Ia juga memperlakukan dengan baik dan mengambil hati para sahabat terkemuka
yang bersifat netral terhadap berbagai kasus yang timbul pada waktu itu,
sehingga mereka berpihak kepadanya.
3. Menumpas
orang-orang yang beroposisi yang dianggap berbahaya jika tidak bisa dibujuk
dengan harta dan kedudukan, dan menumpas kaum Khawarij yang merongrong wibawa
kekusaannya dan mengkafirkannya. Golongan ini menuduhkannya tidak mau berhukum
kepada Al-Qur’an dalam mewujudkan perdamaian perang Ali diperang Shiffin
melainkan ia mengikuti ambisi hawa nafsu politiknya.
4. Membangun
kekuatan militer yang terdiri dari tiga angkatan darat, laut, dan kepolisian
yang tangguh dan loyal. Mereka diberi gaji yang cukup dua kali lebih besar dari
pada yang diberikan Umar kepada tentaranya. Ketiga angkatan ini bertugas
menjamin stabilitas keamanan dalam negri dan mendukung kebijaksanaan politik
luar negri yaitu memperluas wilayah kekuasaan.
5. Meneruskan
perluasan wilayah kekuasaan Islam baik ketimur maupun kebarat. Perluasan
wilayah ini di teruskan oleh para penerus Muawiyah, seperti khalifah Abdul
Malik ketimur, Khalifah Al Walid kebarat, dan ke Prancis dizaman khalifah Umar
Bin Abdul Aziz. Perluasan wilayah dizaman dinasti ini merupakan ekspansi besar setelah dizaman Umar Bin
Khotob. Daerah-daerah yang dikuasai umat Islam pada zaman ini adalah Spanyol,
Afrka Utara, Suria, Palestina, Semananjung Arabia, Irak, sebagian dari Asia
kecil, Persia, Afghanistan, daerah yang sekarang disebut Pakistan, Rurkmania,
Uzbek, dan Kirgis di Asia tengah dan pulau-pulau yang terdapat dilaut tengah.

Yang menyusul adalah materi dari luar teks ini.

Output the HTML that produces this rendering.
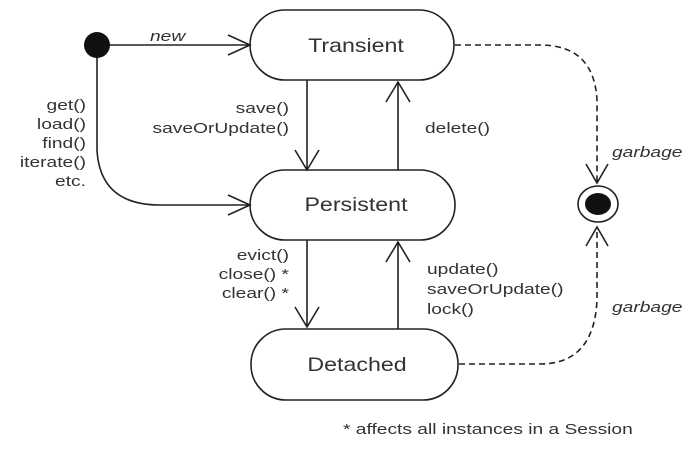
<!DOCTYPE html>
<html><head><style>
body{margin:0;background:#fff}
svg text{font-family:"Liberation Sans",Arial,sans-serif;fill:#333}
</style></head><body>
<svg width="695" height="449" viewBox="0 0 695 449" xmlns="http://www.w3.org/2000/svg">
<g fill="none" stroke="#222" stroke-width="1.6">
<rect x="250" y="10" width="204" height="70" rx="35"/>
<rect x="250" y="170" width="205" height="70" rx="35"/>
<rect x="251" y="329" width="207" height="71" rx="35"/>
<path d="M105 45 H250 M228 35 L250 45 L228 55"/>
<path d="M97 50 V150 Q100 205 160 205 H250 M228 195 L250 205 L228 215"/>
<path d="M307 80 V170 M295 150 L307 170 L319 150"/>
<path d="M398 170 V82 M386 102 L398 82 L410 102"/>
<path d="M307 240 V327 M295 307 L307 327 L319 307"/>
<path d="M398 329 V242 M386 262 L398 242 L410 262"/>
<path d="M586 164 L597 183 L608 164 M586 246 L597 227 L608 246"/>
<ellipse cx="598" cy="204" rx="20" ry="18"/>
</g>
<g fill="none" stroke="#222" stroke-width="1.6" stroke-dasharray="6,4">
<path d="M455 45 H540 Q594 45 597 100 V182"/>
<path d="M459 364 H540 Q594 364 597 300 V228"/>
</g>
<circle cx="97" cy="45" r="13" fill="#111"/>
<ellipse cx="598" cy="204" rx="13" ry="11" fill="#111"/>
<g font-size="19" text-anchor="middle">
<g transform="translate(356,52) scale(1.22,1)"><text>Transient</text></g>
<g transform="translate(356,211) scale(1.22,1)"><text>Persistent</text></g>
<g transform="translate(357,371) scale(1.22,1)"><text>Detached</text></g>
</g>
<g font-size="15">
<g transform="translate(150,41) scale(1.28,1)"><text font-style="italic">new</text></g>
<g transform="translate(612,157) scale(1.28,1)"><text font-style="italic">garbage</text></g>
<g transform="translate(612,312) scale(1.28,1)"><text font-style="italic">garbage</text></g>
<g transform="translate(425,133) scale(1.28,1)"><text>delete()</text></g>
<g transform="translate(427,274) scale(1.28,1)"><text>update()</text></g>
<g transform="translate(427,294) scale(1.28,1)"><text>saveOrUpdate()</text></g>
<g transform="translate(427,314) scale(1.28,1)"><text>lock()</text></g>
<g transform="translate(343,434) scale(1.28,1)"><text>* affects all instances in a Session</text></g>
</g>
<g font-size="15" text-anchor="end">
<g transform="translate(289,113) scale(1.28,1)"><text>save()</text></g>
<g transform="translate(289,133) scale(1.28,1)"><text>saveOrUpdate()</text></g>
<g transform="translate(86,110) scale(1.28,1)"><text>get()</text></g>
<g transform="translate(86,129) scale(1.28,1)"><text>load()</text></g>
<g transform="translate(86,148) scale(1.28,1)"><text>find()</text></g>
<g transform="translate(86,167) scale(1.28,1)"><text>iterate()</text></g>
<g transform="translate(86,186) scale(1.28,1)"><text>etc.</text></g>
<g transform="translate(289,260) scale(1.28,1)"><text>evict()</text></g>
<g transform="translate(289,279) scale(1.28,1)"><text>close() *</text></g>
<g transform="translate(289,298) scale(1.28,1)"><text>clear() *</text></g>
</g>
</svg>
</body></html>
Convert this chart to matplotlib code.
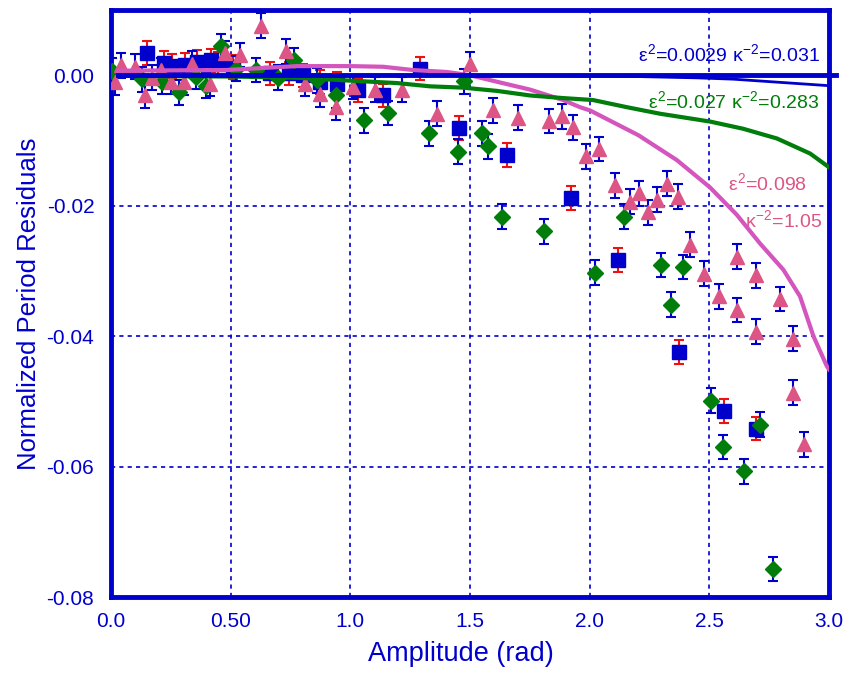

Sehingga dinasti ini berhasil membangun negara besar dizaman itu. Bersatunya
berbagai suku bangsa dibawah naungan Islam melahirkan benih-benih peradaban
baru yang bercorak Islam sekalipun Bani Umayah lebih memusatkan perhatiannya
kepada pengembangan kebudayaan arab. Benih-benih peradaban baru itu kelak
berkembang pesat dizaman dinasti abbasiyah sehingga dunia Islam menjadi pusat
peradaban dunia selama berabad-abad.
6. Muawiyah
maupun penggantinya membuat kebijaksanaan yang berbeda dari zaman Khulafaur
Rasyidin. Mereka merekrut orang-orang non-muslim sebagai pejabat-pejabat dalam
pemerintahan, seperti penasehat, administrator, dokter, dan kesatuan-kesatuan
tentara. Tetapi dizaman khalifah Umar Bin Abdul Aziz kebijaksanaan itu di
hapuskan. Karena orang-orang non muslim yang memperoleh privilege didalam
pemerintahan banyak merugikan kepentingan umat Islam bahkan menganggap rendah
mereka. Didalam Al-Qur’an memang terdapat peringatan-peringatan yang tidak membolehkan
orang-orang Mukmin merekrut orang-orang Non-Muslim sebagai teman kepercayaan
didalam mengatur urusan orang-orang mukmin, tetapi ada ayat-ayat lain yang
membolehkannya.
7. Muawiyah
mengadakan pembaharuan dibidang administrasi pemerintahan dan melengkapinya
dengan jabatan-jabatan baru yang di pengaruhi oleh kebudayaan Byzantium.
8. Kebijaksanaan
dan keputusan politik penting yang dibuat oleh khalifah Muawiyah adalah
mengubah sistem pemerintahan dari khilafah yang bercorak Demokratis menjadi
sistem monarki dengan mengangkat putranya, Yazid menjadi putra mahkota untuk
menggantikannya sebagai khalifah sepeninggalnya nanti. Ini berarti suksesi
kepemimpinan berlangsung secara turun temurun. Yang diikuti oleh para pengganti
Muawiyah. Dengan demikian ia mempelopori meninggalkan tradisi dizaman khulafaur
Rasyidin dimana khalifah ditetapkan melalui pemilihan oleh umat.[6]
Karena
itu keputusan politik muawiyah itu terdapat protes dari umat Islam golongan
syiah, pendukung ali, Abd Al Rahman Bin Abi Bakar, Husain bin Ali dan Abdullah
Bin Zubair. Bahkan kalangan tokoh madinah mengadakan dialog dengan muawiyah,
mereka menyarankan agar mengikuti jejak Rasulullah atau Abu Bakar atau Umar
dalam urusan khalifah, tidak mendahulukan kabilah dari umat, muawiyah tidak
menggubris masalah ini. Alasan yang ia kemukakan karena ia khawatir timbulnya
kekacauan dan akan mengancam stabilitas keamanan kalau ia tidak mengangkat
purtra mahkota sebagai penggantinya. Keputusan itu direkayasa oleh muawiyah
seolah-olah mendapat dukungan dari pejabat penting pemerintah. Ia memangggil
para gubernur ke Damaskus agar mereka membuat semacam “kebulatan tekad”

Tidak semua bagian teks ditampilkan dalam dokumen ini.